As DVC is used, unique versions of the user's data files and directories are cached in a systematic way to prevent file duplication. Although the working datastore is separated from the workspace to minimize the project's size, it stays connected via file links handled automatically by DVC.
The DVC platform offers the following features:
- Compatibility with Git: DVC is compatible with any standard Git server or provider (GitHub, GitLab, etc.) and can be integrated with any Git repository. Data file contents can be shared by network-accessible storage or any supported cloud solution. DVC offers advantages similar to that of a distributed version control system, such as lock-freedom, local branching, and versioning.
- Support of various kinds of storage systems: DVC can use Amazon S3, Microsoft Azure Blob Storage, Google Drive, Google Cloud Storage, Aliyun OSS, SSH/SFTP, HDFS, HTTP, network-attached storage, or discs to store data. The platform is continuously updated with new remote storage options.
- Reproducibility: DVC conserves input, configuration, and code data to enable reproducibility of experiments and failure tracking functionality.
- Git branching: DVC supports instantaneous, non-duplicative Git branching in all file sizes, allowing for the reuse of a single file across multiple experiments.

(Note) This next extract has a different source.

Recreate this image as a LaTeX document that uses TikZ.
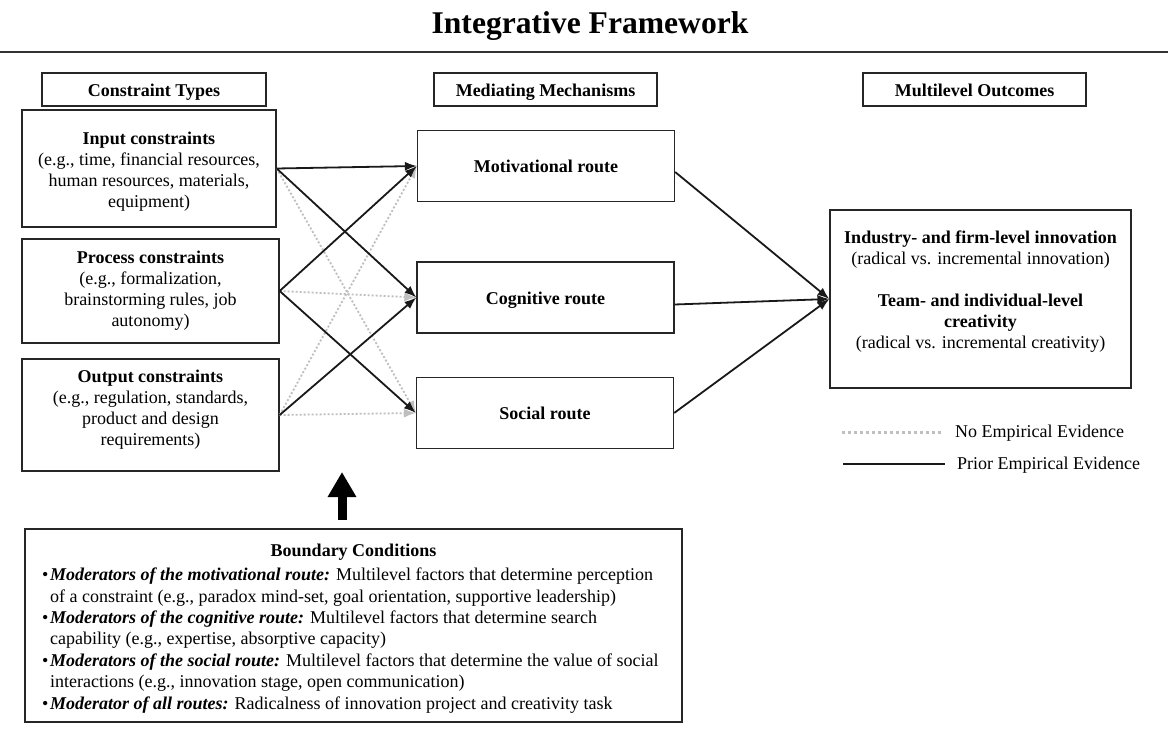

- Metric tracking: DVC includes a command to list all branches, along with metric values, to track progress or aid the user in selecting the desired version of code.
- ML pipelines framework: DVC has a built-in system that assembles ML steps into a DAG (Directed Acyclic Graph) and runs the pipeline end-to-end. DVC handles caching of intermediate results and does not repeat a step if input data or code are the same.
- Language- and framework-agnostic operation: DVC is independent of the programming language in use, library types, and code structure; reproducibility and pipelines are based on input and output files or directories. Python, R, Julia, Scala Spark, custom binary, Notebooks, flatfiles/TensorFlow, PyTorch, etc. are all supported.
- HDFS, Hive & Apache Spark: Spark and Hive jobs may be included in the DVC data versioning cycle, along with local ML modeling steps. Spark and Hive jobs can also be managed with DVC. This enables the decrease of feedback loops by decomposing a large cluster task into smaller DVC pipeline steps, as well as independent iteration on the steps with respect to dependencies.
DVC can find uses in the storage and processing of data files and in the production of other data or machine learning models. DVC also enables the user to perform the following:
- Track and save data and machine learning models in the same way that code is captured
- Create and switch between versions of data and ML models
- Gain insight into the original structure of datasets and ML artifacts
- Compare model metrics among experiments
- Adopt engineering tools and best practices in data science projects
Advantages of the DVC tool include those below:
- No cost: DVC is a free, open-source, command-line tool and does not require databases, servers, or any other special services to operate.
- Project readability: File names represent variable data and can remain unchanged, ensuring that projects are kept readable.
- Data management functionality: DVC provides a storage solution for data and models (e.g. SFTP, S3, HDFS, etc.) that is free from Git hosting constraints. The platform also optimizes the storage and transfer of large files.
- Collaboration capacities: DVC aids collaborative efforts by allowing straightforward distribution of project development, as well as sharing its data internally and remotely or reusing it elsewhere.
- Data compliance: Data modification attempts can be reviewed as Git receives requests. The user can audit the project's history to learn when and why datasets or models were approved.
- GitOps: Data science projects can be connected with the Git-powered platform. Git workflows support tools such as continuous integration (e.g. CML or CI/CD), as well as specialized patterns (e.g. data registries), and other best practices.
Continuous Machine Learning (CML) is an open-source library for implementing CI/CD (continuous integration/delivery) in machine learning projects. It can be used to automate parts of the user's development workflow, including model training and evaluation, comparing ML experiments across the user's project history, and monitoring variable datasets.
CML was developed to enable the use of GitLab or GitHub to manage ML experiments, track whoever trains ML models or modifies data and at what time, and to automatically generate reports for ML experiments, with metrics and plots in every Git Pull Request. CML allows the users to build their own ML platform using GitHub or GitLab and cloud services, such as AWS, Azure, or GCP. Like DVC, CML works independently of extraneous databases and services.
Iterative.ai's Studio is a collaboration tool for machine learning, offering data and model management, experiment tracking, visualization, and automation. Studio is offered for teams and for individual users and works with other Iterative.ai software products.
MLEM is an open-source tool offered by Iterative.ai and is intended to help users simplify machine learning model deployments. MLEM allows users to save an ML model with a Python call, can capture the ML models metadata automatically in a human-readable YAML format, allows users to deploy models where they want, and enables them to switch platforms for deployments. MLEM is developed to help users make a Git model registry and was developed for Git-native ML models.